The focus of landscape ecology is to reveal the importance of spatial patterns to the dynamics of interacting ecosystems (Therefore, a homogenous area cannot be a landscape). Many factors have stimulated interest in landscape research, the most important of which is the urgent need to assess the impact of rapid, large-scale changes in our environment.
The ultimate aim of landscape ecology is to understand process through an examination of form (i.e., landscape pattern). In order to understand what quantification of pattern on the landscape can tell us about the processes that have occurred /are occurring on a landscape, we should first consider the causes of landscape pattern.

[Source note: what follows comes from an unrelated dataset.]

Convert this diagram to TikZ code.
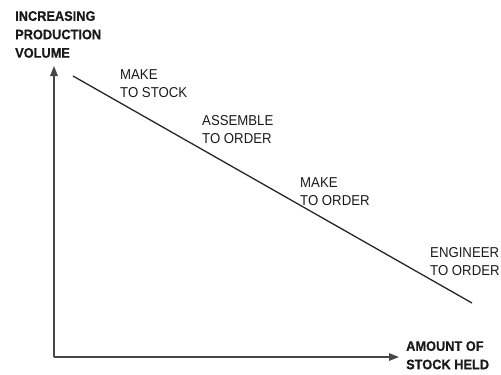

Also, it is important to note that form itself can modify processes. Therefore, our ability to identify the process responsible for a particular form becomes even more difficult since there can be feedback between the two.
There are certain criteria when one analyze a landscape. there are five classes of metrics (Riitters et al. 1995),
“Number of classes or cover types”
“Texture measures (fine or coarse)”
“Degree to which patches are compact or dissected”
“Patches are linear or planar”
“Patch perimeters are complicated or simple in shape”
One important type of landscape metric is spatial autocorrelation, which is divided into first and second order processes. A first order process would be where patterns develop in response to some underlying environmental factor, while a second order process is when patterns emerged as interactions between objects.